In contrast to a straight bar connection, lap joint U-bars mainly withstand the pressure through the friction between the steel bar and the concrete. As shown in Figure 24, with the increase in load on the wet joint of the U-bars, the U-bars are relatively dislocated, which degrades the concrete around the steel bar to a certain extent and weakens the bearing capacity of the concrete in the compression zone. In the calculation process, the deterioration phenomenon of concrete caused by the dislocation of lap steel bars was taken into account, and the concrete deterioration coefficient $\mu$ was set to effectively reflect the deterioration degree of concrete, as shown in Figure 25. The height of the effective compression zone of the section is $x_e=\mu x$, and the deterioration coefficient of concrete should be determined by testing. After fitting with the test data:

$$\mu =0.2384$$

(12)

The following formula can be obtained to calculate the bending moment of the section:

$$M_u=T_u\left(h_0-\mu {\displaystyle \frac{T_u}{1.7\gamma f_{ce}b}}\right)$$

(13)

where $h_0$ is the effective height of the section; $b$ is specimen cross-section width.

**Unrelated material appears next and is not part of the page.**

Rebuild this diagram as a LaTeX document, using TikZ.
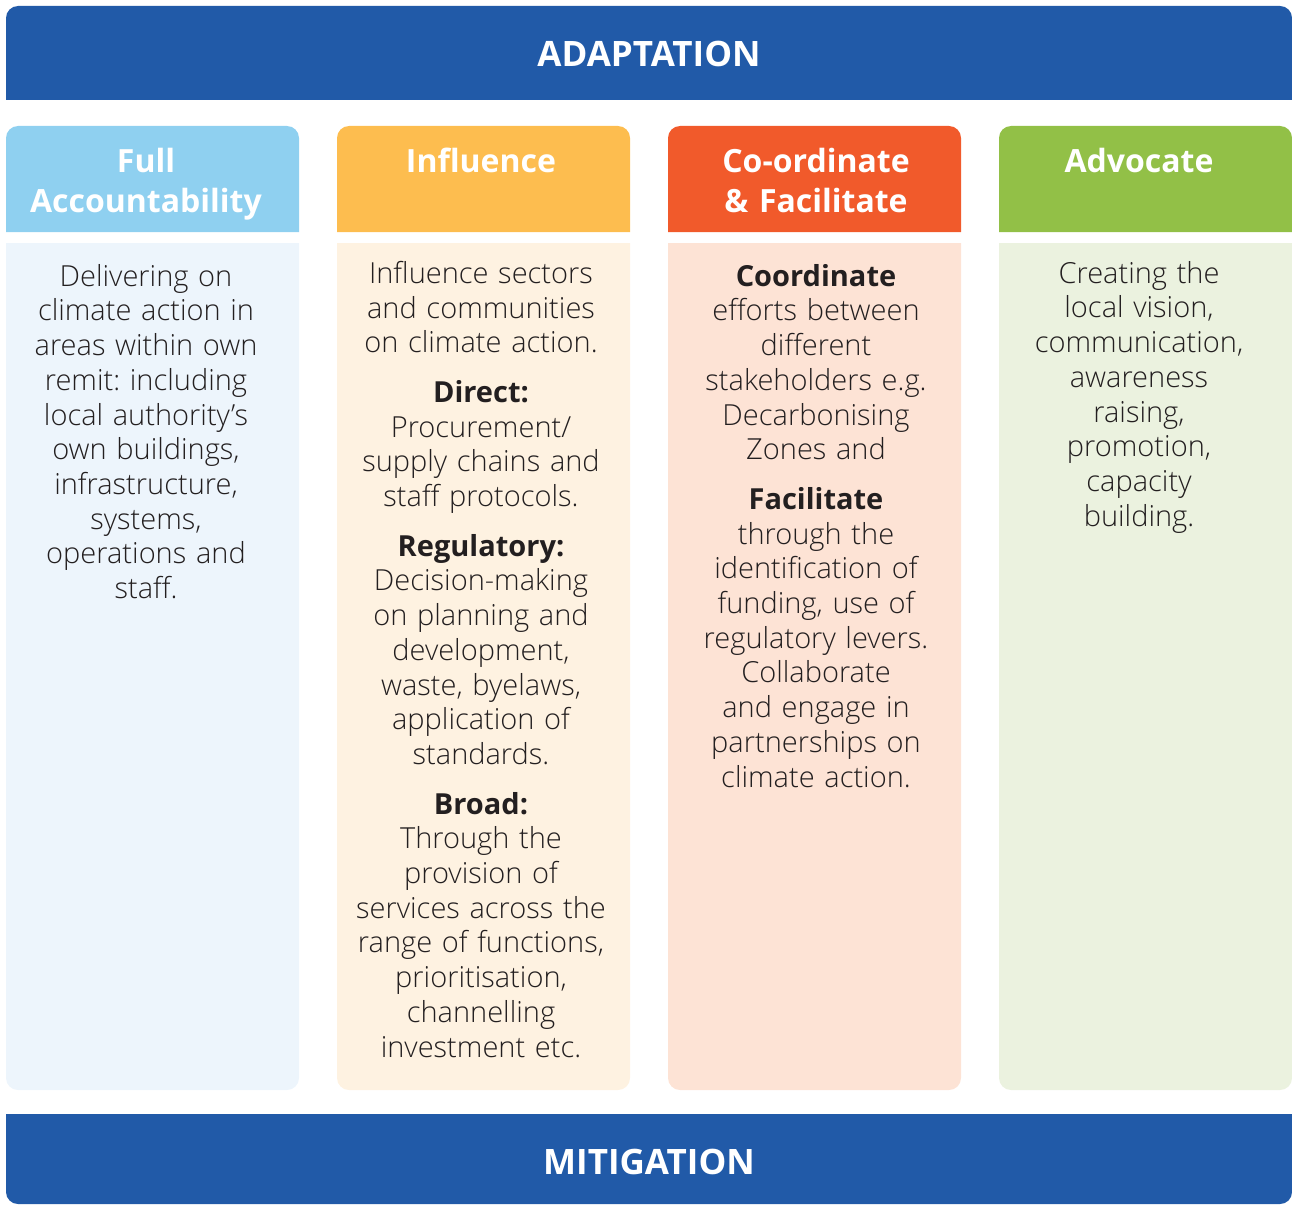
\documentclass[tikz,border=0pt]{standalone}
\usepackage{fontspec}
\setmainfont{Open Sans}
\newfontfamily\lightfont{Open Sans Light}
\usetikzlibrary{positioning}
\frenchspacing
\definecolor{bandblue}{RGB}{33,90,168}
\definecolor{inktext}{RGB}{35,31,32}
\definecolor{fullhead}{RGB}{143,208,240}
\definecolor{fullbody}{RGB}{237,245,252}
\definecolor{inflhead}{RGB}{253,189,79}
\definecolor{inflbody}{RGB}{254,242,225}
\definecolor{coorhead}{RGB}{241,90,43}
\definecolor{coorbody}{RGB}{253,227,213}
\definecolor{advohead}{RGB}{146,192,71}
\definecolor{advobody}{RGB}{235,242,223}
\newcommand\lead[1]{{\rmfamily\bfseries #1}}

\tikzset{
  bandtext/.style={white,font=\fontsize{35}{40}\selectfont\bfseries},
  headtext/.style={anchor=north,white,align=center,text width=290,inner sep=0,
    font=\fontsize{32}{40}\selectfont\bfseries},
  bodytext/.style={anchor=north,inktext,align=center,text width=292,inner sep=0,
    font=\fontsize{29}{34.7}\selectfont\lightfont}
}

\begin{document}
\begin{tikzpicture}[x=1pt,y=-1pt]
\useasboundingbox (0,0) rectangle (1292,1204);

% Top and bottom bands
\fill[bandblue] (6,100) [rounded corners=12] -- (6,6) -- (1292,6) [sharp corners] -- (1292,100) -- cycle;
\fill[bandblue] (6,1114) [rounded corners=12] -- (6,1204) -- (1292,1204) [sharp corners] -- (1292,1114) -- cycle;
\node[bandtext] (adapt) at (649,54) {ADAPTATION};
\node[bandtext] (mitig) at (649,1162) {MITIGATION};

% Column headers and bodies
\foreach \x/\col in {6/full, 337/infl, 668/coor, 999/advo} {
    \fill[\col head] (\x,232) [rounded corners=12] -- (\x,126) -- (\x+293,126) [sharp corners] -- (\x+293,232) -- cycle;
    \fill[\col body] (\x,243) [rounded corners=12] -- (\x,1090) -- (\x+293,1090) [sharp corners] -- (\x+293,243) -- cycle;
}

% Header titles
\node[headtext] (fullttl) at (146,148) {Full\\Accountability};
\node[headtext] (inflttl) at (481,148) {Influence};
\node[headtext] (coorttl) at (816,148) {Co-ordinate\\\& Facilitate};
\node[headtext] (advottl) at (1139,148) {Advocate};

% Column texts
\node[bodytext] (fulltxt) at (146,264) {Delivering on\\climate action in\\areas within own\\remit: including\\local authority’s\\own buildings,\\infrastructure,\\systems,\\operations and\\staff.};

\node[bodytext] (infltxt) at (481,261) {Influence sectors\\and communities\\on climate action.\\[15pt]
  \lead{Direct:}\\Procurement/\\supply chains and\\staff protocols.\\[15pt]
  \lead{Regulatory:}\\Decision-making\\on planning and\\development,\\waste, byelaws,\\application of\\standards.\\[15pt]
  \lead{Broad:}\\Through the\\provision of\\services across the\\range of functions,\\prioritisation,\\channelling\\investment etc.};

\node[bodytext] (coortxt) at (816,264) {\lead{Coordinate}\\efforts between\\different\\stakeholders e.g.\\Decarbonising\\Zones and\\[15pt]
  \lead{Facilitate}\\through the\\identification of\\funding, use of\\regulatory levers.\\Collaborate\\and engage in\\partnerships on\\climate action.};

\node[bodytext] (advotxt) at (1139,261) {Creating the\\local vision,\\communication,\\awareness\\raising,\\promotion,\\capacity\\building.};

\end{tikzpicture}
\end{document}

The calculation results and comparisons with the experimental results conducted by Han are shown in

Table 5. Comparison of theoretical and experimental results.

	Specimen	Experimental Results ${\mathit{M}}_{\mathit{u},\mathit{t}\mathit{e}\mathit{s}\mathit{t}}(\mathbf{k}\mathbf{N}·\mathbf{m})$	Theoretical Result ${\mathit{M}}_{\mathit{u},\mathit{f}\mathit{e}\mathit{a}}(\mathbf{k}\mathbf{N}·\mathbf{m})$	Difference (%)
Own	L1	125	122	−2.4
	L2	132	127	−3.8
	L3	150	153	2.0
	W1	149	153	2.7
	W2	150	153	2.0
	S1	131	127	−3.1
	S2	148	153	3.4
Han	LU	195	198	1.5
	LUS	188	198	5.4
	LUT	205	198	−3.4

. The difference between the calculated results is less than 6%, which indicates that the theoretical results agree well with the experimental results.

6. Conclusions

Through the experiments, finite element numerical analysis, and mechanical model based on the STM, the following conclusions can be drawn:

(1) The lapping length of U-bars is the main factor affecting the flexural performance of joints. The test results show that the ultimate bearing capacity of the specimen with a lap length of 240 mm is 13.4% and 17.7% higher than that of the specimens with 160 mm and 80 mm. According to the parameterized analysis results of the finite element model, the bending capacity first increases, then slows down with the increase in overlap length, and finally tends to stabilize. The main crack segment gradually moves from the core area to the wet joint junction.

(2) When the lap length is sufficient, the increase or decrease in width of the wet joint has little effect on the flexural performance of the joint. In the case of sufficient lap length, the arrangement of the water stop strip does not affect the flexural performance of the joint.

(3) The dislocation of U-bars degrades the concrete and weaken the flexural performance of wet joints. However, the degradation mechanism of concrete is still unclear, and further research is needed to determine whether reinforcement measures can weaken the degradation effect of concrete.